Write out word for word each line of the records, beginning at the first and stopping after the line with "(0,0) rectangle (550,524);". Leave the pictures out.

== EXCERPTED RECORDS

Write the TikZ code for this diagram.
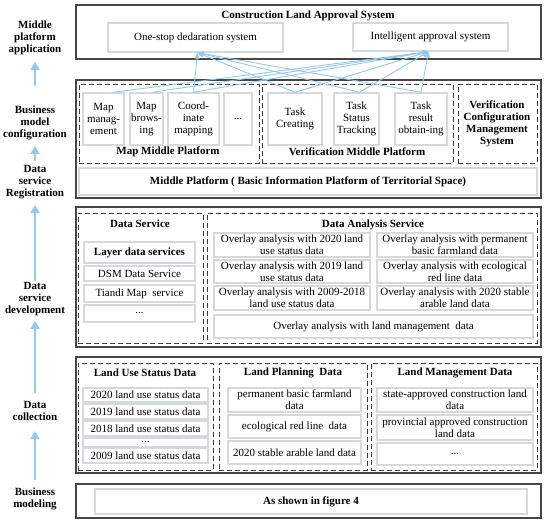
\documentclass[tikz,border=0pt]{standalone}
\usepackage{fontspec}
\setmainfont{Liberation Serif}
\usetikzlibrary{arrows.meta,calc}
\definecolor{arrblue}{RGB}{150,200,236}
\definecolor{outercol}{RGB}{70,70,70}
\definecolor{dashcol}{RGB}{60,60,60}
\definecolor{lightcol}{RGB}{212,217,222}
\newcommand{\mybox}[7]{\node[#1, minimum width={(#5)-(#3)}, minimum height={(#6)-(#4)}] (#2) at ({((#3)+(#5))/2},{((#4)+(#6))/2}) {#7};}
\tikzset{
 outerbox/.style={draw=outercol, line width=1.3pt, inner sep=0pt},
 dashbox/.style={draw=dashcol, line width=0.9pt, dash pattern=on 5pt off 3pt, inner sep=0pt},
 litebox/.style={draw=lightcol, line width=1.4pt, fill=white, inner sep=0pt, align=center, font=\fontsize{11}{12}\selectfont},
 btext/.style={font=\fontsize{11}{12}\selectfont\bfseries, align=center, inner sep=0pt},
 uparrow/.style={draw=arrblue, line width=2pt, -{Triangle[length=8pt,width=9pt]}},
 link/.style={draw=arrblue, line width=0.9pt, -{Triangle[length=6pt,width=5pt]}},
}
\begin{document}
\begin{tikzpicture}[x=1pt,y=-1pt]
\useasboundingbox (0,0) rectangle (550,524);

% side labels
\node[btext, anchor=north] (s1) at (35,21) {Middle\\platform\\application};
\node[btext] (s2) at (35,123) {Business\\model\\configuration};
\node[btext] (s3) at (35,182) {Data\\service\\Registration};
\node[btext] (s4) at (35,299) {Data\\service\\development};
\node[btext] (s5) at (35,411) {Data\\collection};
\node[btext] (s6) at (35,499) {Business\\modeling};
\coordinate (a1s) at (35,86);  \coordinate (a1e) at (35,62);
\coordinate (a2s) at (35,161); \coordinate (a2e) at (35,146);
\coordinate (a3s) at (35,281); \coordinate (a3e) at (35,205);
\coordinate (a4s) at (35,393); \coordinate (a4e) at (35,321);
\coordinate (a5s) at (35,480); \coordinate (a5e) at (35,431);
\draw[uparrow] (a1s) -- (a1e);
\draw[uparrow] (a2s) -- (a2e);
\draw[uparrow] (a3s) -- (a3e);
\draw[uparrow] (a4s) -- (a4e);
\draw[uparrow] (a5s) -- (a5e);

% top box
\mybox{outerbox}{topbox}{76}{5}{541}{59}{}
\node[btext] (topT) at (308,16) {Construction Land Approval System};
\mybox{litebox}{ob}{108}{23}{283}{52}{One-stop dedaration system}
\mybox{litebox}{ib}{353}{23}{508}{51}{Intelligent approval system}

% business model box
\mybox{outerbox}{bm}{76}{80}{541}{198}{}
\mybox{dashbox}{mmp}{79}{84}{259}{163}{}
\mybox{litebox}{mm}{83}{93}{124}{145}{Map\\manag-\\ement}
\mybox{litebox}{mb}{130}{93}{163}{145}{Map\\brows-\\ing}
\mybox{litebox}{mc}{168}{93}{219}{145}{Coord-\\inate\\mapping}
\mybox{litebox}{md}{224}{93}{252}{145}{...}
\node[btext] (mmpT) at (168,152) {Map Middle Platform};
\mybox{dashbox}{vmp}{262}{84}{453}{163}{}
\mybox{litebox}{tc}{268}{93}{322}{145}{Task\\Creating}
\mybox{litebox}{ts}{334}{93}{379}{145}{Task\\Status\\Tracking}
\mybox{litebox}{tr}{395}{93}{447}{145}{Task\\result\\obtain-ing}
\node[btext] (vmpT) at (357,152) {Verification Middle Platform};
\mybox{dashbox}{vcm}{458}{84}{537}{163}{}
\node[btext] (vcmT) at (497,124) {Verification\\Configuration\\Management\\System};
\mybox{litebox}{mp}{79}{168}{537}{195}{\bfseries Middle Platform ( Basic Information Platform of Territorial Space)}

% data service box
\mybox{outerbox}{dsd}{76}{207}{541}{347}{}
\mybox{dashbox}{ds}{78}{213}{203}{343}{}
\node[btext] (dsT) at (140,224) {Data Service};
\mybox{litebox}{l1}{84}{242}{195}{263}{\bfseries Layer data services}
\mybox{litebox}{l2}{84}{266}{195}{281}{DSM Data Service}
\mybox{litebox}{l3}{84}{285}{195}{302}{Tiandi Map\ \ service}
\mybox{litebox}{l4}{84}{305}{195}{322}{...}
\mybox{dashbox}{das}{207}{213}{537}{343}{}
\node[btext] (dasT) at (373,225) {Data Analysis Service};
\mybox{litebox}{o1}{214}{233}{370}{257}{Overlay analysis with 2020 land\\use status data}
\mybox{litebox}{o2}{377}{233}{533}{257}{Overlay analysis with permanent\\basic farmland data}
\mybox{litebox}{o3}{214}{260}{370}{283}{Overlay analysis with 2019 land\\use status data}
\mybox{litebox}{o4}{377}{260}{533}{283}{Overlay analysis with ecological\\red line data}
\mybox{litebox}{o5}{214}{286}{370}{310}{Overlay analysis with 2009-2018\\land use status data}
\mybox{litebox}{o6}{377}{286}{533}{310}{Overlay analysis with 2020 stable\\arable land data}
\mybox{litebox}{o7}{214}{315}{533}{338}{Overlay analysis with land management\ \ data}

% data collection box
\mybox{outerbox}{dc}{76}{357}{541}{473}{}
\mybox{dashbox}{lus}{78}{363}{213}{470}{}
\node[btext] (lusT) at (145,373) {Land Use Status Data};
\mybox{litebox}{u1}{83}{388}{208}{402}{2020 land use status data}
\mybox{litebox}{u2}{83}{404}{208}{419}{2019 land use status data}
\mybox{litebox}{u3}{83}{421}{208}{436}{2018 land use status data}
\mybox{litebox}{u4}{83}{438}{208}{447}{...}
\mybox{litebox}{u5}{83}{448}{208}{463}{2009 land use status data}
\mybox{dashbox}{lpd}{219}{363}{367}{470}{}
\node[btext] (lpdT) at (293,373) {Land Planning\ \ Data};
\mybox{litebox}{p1}{228}{388}{361}{412}{permanent basic farmland\\data}
\mybox{litebox}{p2}{228}{415}{361}{438}{ecological red line\ \ data}
\mybox{litebox}{p3}{228}{441}{361}{464}{2020 stable arable land data}
\mybox{dashbox}{lmd}{371}{363}{537}{470}{}
\node[btext] (lmdT) at (455,373) {Land Management Data};
\mybox{litebox}{m1}{377}{388}{533}{412}{state-approved construction land\\data}
\mybox{litebox}{m2}{377}{415}{533}{440}{provincial approved construction\\land data}
\mybox{litebox}{m3}{377}{443}{533}{465}{...}

% business modeling box
\mybox{outerbox}{bmo}{76}{484}{541}{518}{}
\mybox{litebox}{fig}{95}{489}{527}{514}{\bfseries As shown in figure 4}

% links
\draw[link] ([xshift=9.5pt]mm.north) -- ([xshift=-2pt]ib.south);
\draw[link] ([xshift=5.5pt]mb.north) -- ([xshift=-2pt]ib.south);
\draw[link] (mc.north) -- ([xshift=2pt]ob.south);
\draw[link] (mc.north) -- ([xshift=-2pt]ib.south);
\draw[link] (tc.north) -- ([xshift=2pt]ob.south);
\draw[link] (tc.north) -- ([xshift=-2pt]ib.south);
\draw[link] ([xshift=3pt]ts.north) -- ([xshift=2pt]ob.south);
\draw[link] ([xshift=3pt]ts.north) -- ([xshift=-2pt]ib.south);
\draw[link] (tr.north) -- ([xshift=2pt]ob.south);
\draw[link] (tr.north) -- ([xshift=-2pt]ib.south);
\end{tikzpicture}
\end{document}
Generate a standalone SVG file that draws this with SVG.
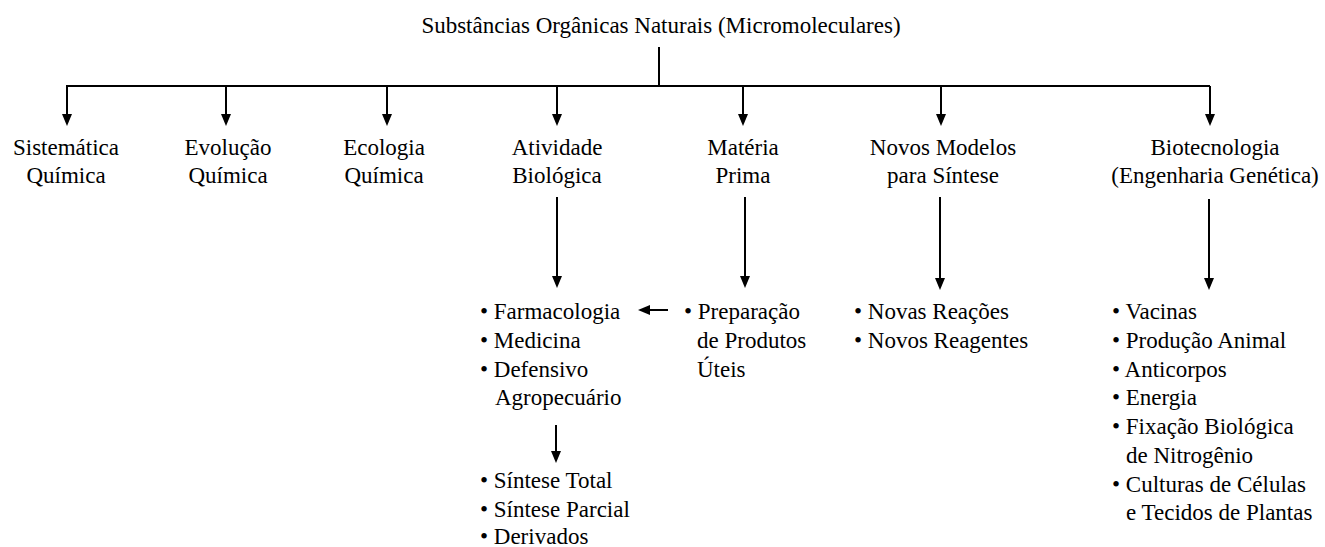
<svg xmlns="http://www.w3.org/2000/svg" width="1325" height="547" viewBox="0 0 1325 547" font-family="Liberation Serif, Times New Roman, serif" font-size="23">
<style>
text { fill: #000; }
.c { text-anchor: middle; }
.ln { stroke: #000; stroke-width: 2; fill: none; }
.arr { stroke: #000; stroke-width: 2; fill: none; marker-end: url(#ah); }
</style>
<defs>
<marker id="ah" viewBox="0 0 12 10" refX="6" refY="5" markerWidth="12" markerHeight="10" markerUnits="userSpaceOnUse" orient="auto">
<path d="M0,0 L12,5 L0,10 z" fill="#000"/>
</marker>
</defs>
<rect width="1325" height="547" fill="#fff"/>
<g id="connectors">
<line class="ln" x1="659" y1="47" x2="659" y2="86"/>
<line class="ln" x1="66" y1="86" x2="1210" y2="86" stroke-width="2.5"/>
<line class="arr" x1="67" y1="86" x2="67" y2="120"/>
<line class="arr" x1="226" y1="86" x2="226" y2="120"/>
<line class="arr" x1="387" y1="86" x2="387" y2="120"/>
<line class="arr" x1="557" y1="86" x2="557" y2="120"/>
<line class="arr" x1="743" y1="86" x2="743" y2="120"/>
<line class="arr" x1="941" y1="86" x2="941" y2="120"/>
<line class="arr" x1="1210" y1="86" x2="1210" y2="120"/>
<line class="arr" x1="557" y1="197" x2="557" y2="282"/>
<line class="arr" x1="745" y1="197" x2="745" y2="282"/>
<line class="arr" x1="940" y1="197" x2="940" y2="284"/>
<line class="arr" x1="1209" y1="199" x2="1209" y2="284"/>
<line class="arr" x1="556" y1="425" x2="556" y2="457"/>
<line class="arr" x1="668" y1="310" x2="644" y2="310"/>
</g>
<g id="root">
<text class="c" x="661" y="33">Substâncias Orgânicas Naturais (Micromoleculares)</text>
</g>
<g id="sistematica">
<text class="c" x="66" y="155">Sistemática</text>
<text class="c" x="66" y="183">Química</text>
</g>
<g id="evolucao">
<text class="c" x="228" y="155">Evolução</text>
<text class="c" x="228" y="183">Química</text>
</g>
<g id="ecologia">
<text class="c" x="384" y="155">Ecologia</text>
<text class="c" x="384" y="183">Química</text>
</g>
<g id="atividade">
<text class="c" x="557" y="155">Atividade</text>
<text class="c" x="557" y="183">Biológica</text>
</g>
<g id="materia">
<text class="c" x="743" y="155">Matéria</text>
<text class="c" x="743" y="183">Prima</text>
</g>
<g id="novos-modelos">
<text class="c" x="943" y="155">Novos Modelos</text>
<text class="c" x="943" y="183">para Síntese</text>
</g>
<g id="biotecnologia">
<text class="c" x="1215" y="155">Biotecnologia</text>
<text class="c" x="1215" y="183">(Engenharia Genética)</text>
</g>
<g id="list-atividade">
<text x="480" y="319">• Farmacologia</text>
<text x="480" y="348">• Medicina</text>
<text x="480" y="377">• Defensivo</text>
<text x="495" y="405">Agropecuário</text>
</g>
<g id="list-sintese">
<text x="480" y="488">• Síntese Total</text>
<text x="480" y="517">• Síntese Parcial</text>
<text x="480" y="544">• Derivados</text>
</g>
<g id="list-materia">
<text x="684" y="319">• Preparação</text>
<text x="697" y="348">de Produtos</text>
<text x="697" y="377">Úteis</text>
</g>
<g id="list-novos">
<text x="854" y="319">• Novas Reações</text>
<text x="854" y="348">• Novos Reagentes</text>
</g>
<g id="list-biotec">
<text x="1112" y="319">• Vacinas</text>
<text x="1112" y="348">• Produção Animal</text>
<text x="1112" y="377">• Anticorpos</text>
<text x="1112" y="405">• Energia</text>
<text x="1112" y="434">• Fixação Biológica</text>
<text x="1126" y="463">de Nitrogênio</text>
<text x="1112" y="492">• Culturas de Células</text>
<text x="1126" y="520">e Tecidos de Plantas</text>
</g>
</svg>
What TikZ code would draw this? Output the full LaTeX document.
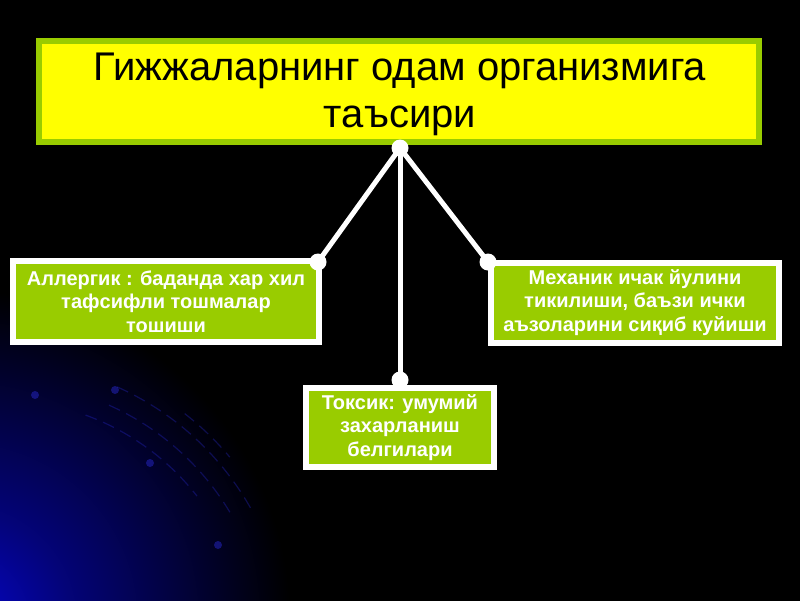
\documentclass[tikz,border=0pt]{standalone}
\usepackage{fontspec}
\setmainfont{Liberation Sans}
\tikzset{>=stealth}
\definecolor{titleyellow}{HTML}{FFFF00}
\definecolor{boxgreen}{HTML}{99CC00}
\definecolor{glowblue}{HTML}{0606C8}
\definecolor{arcblue}{HTML}{2626C8}
\pgfdeclareradialshading{cornerglow}{\pgfpoint{0bp}{0bp}}{%
  color(0bp)=(glowblue); color(2.5bp)=(glowblue!60!black);
  color(7.5bp)=(black); color(50bp)=(black)}
\tikzset{
  titlebox/.style={draw=boxgreen, fill=titleyellow, line width=6pt, inner sep=0pt},
  titletext/.style={align=center, font=\fontsize{40}{47}\selectfont, text=black, inner sep=0pt},
  effectbox/.style={draw=white, fill=boxgreen, line width=6pt, align=center,
    font=\fontsize{20}{23.5}\bfseries\selectfont, text=white, inner sep=0pt},
  joint/.style={circle, fill=white, inner sep=0pt, minimum size=17pt},
  link/.style={white, line width=5pt}
}
\begin{document}
\begin{tikzpicture}[x=1pt, y=-1pt]
    \fill[black] (0,0) rectangle (800,600);
    \useasboundingbox (0,0) rectangle (800,600);
    % blue glow in the lower left corner
    \begin{scope}
        \clip (0,0) rectangle (800,600);
        \shade[shading=cornerglow] (-40,620) circle (1100pt);
        \foreach \r/\a/\b in {250/-70/-38, 268/-66/-30, 288/-66/-29, 300/-52/-40}
            \draw[arcblue, opacity=0.35, line width=1.2pt, dash pattern=on 12pt off 7pt]
                (0,650) ++(\a:\r) arc (\a:\b:\r);
        \foreach \p in {(115,390), (35,395), (150,463), (218,545)}
            \fill[arcblue, opacity=0.5] \p circle (4pt);
    \end{scope}
    % title
    \node[titlebox, minimum width=720pt, minimum height=101pt] (title) at (399,91.5) {};
    \node[titletext] (titlelabel) at (400,94.5)
        {Гижжаларнинг одам организмига\\таъсири};
    % effects
    \node[effectbox, minimum width=306pt, minimum height=81pt] (allergic) at (166,301.5)
        {Аллергик : баданда хар хил\\тафсифли тошмалар\\тошиши};
    \node[effectbox, minimum width=288pt, minimum height=80pt] (mechanic) at (635,302.5)
        {Механик ичак йулини\\тикилиши, баъзи ички\\аъзоларини сиқиб куйиши};
    \node[effectbox, minimum width=188pt, minimum height=79pt] (toxic) at (400,427.5)
        {Токсик: умумий\\захарланиш\\белгилари};
    % joints
    \node[joint] (top) at (400,148) {};
    \node[joint] (jl) at (318,262) {};
    \node[joint] (jr) at (488,262) {};
    \node[joint] (jb) at (400,380) {};
    \draw[link] (top.center) -- (jl.center);
    \draw[link] (top.center) -- (jr.center);
    \draw[link] (top.center) -- (jb.center);
\end{tikzpicture}
\end{document}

====

* _FINAL RESULT_:
Write the TikZ code for this diagram.
\documentclass[tikz,border=0pt]{standalone}
\usepackage{fontspec}
\setmainfont{Liberation Serif}
\usetikzlibrary{arrows.meta,calc}
\definecolor{arrblue}{RGB}{150,200,236}
\definecolor{outercol}{RGB}{70,70,70}
\definecolor{dashcol}{RGB}{60,60,60}
\definecolor{lightcol}{RGB}{212,217,222}
\newcommand{\mybox}[7]{\node[#1, minimum width={(#5)-(#3)}, minimum height={(#6)-(#4)}] (#2) at ({((#3)+(#5))/2},{((#4)+(#6))/2}) {#7};}
\tikzset{
 outerbox/.style={draw=outercol, line width=1.3pt, inner sep=0pt},
 dashbox/.style={draw=dashcol, line width=0.9pt, dash pattern=on 5pt off 3pt, inner sep=0pt},
 litebox/.style={draw=lightcol, line width=1.4pt, fill=white, inner sep=0pt, align=center, font=\fontsize{11}{12}\selectfont},
 btext/.style={font=\fontsize{11}{12}\selectfont\bfseries, align=center, inner sep=0pt},
 uparrow/.style={draw=arrblue, line width=2pt, -{Triangle[length=8pt,width=9pt]}},
 link/.style={draw=arrblue, line width=0.9pt, -{Triangle[length=6pt,width=5pt]}},
}
\begin{document}
\begin{tikzpicture}[x=1pt,y=-1pt]
\useasboundingbox (0,0) rectangle (550,524);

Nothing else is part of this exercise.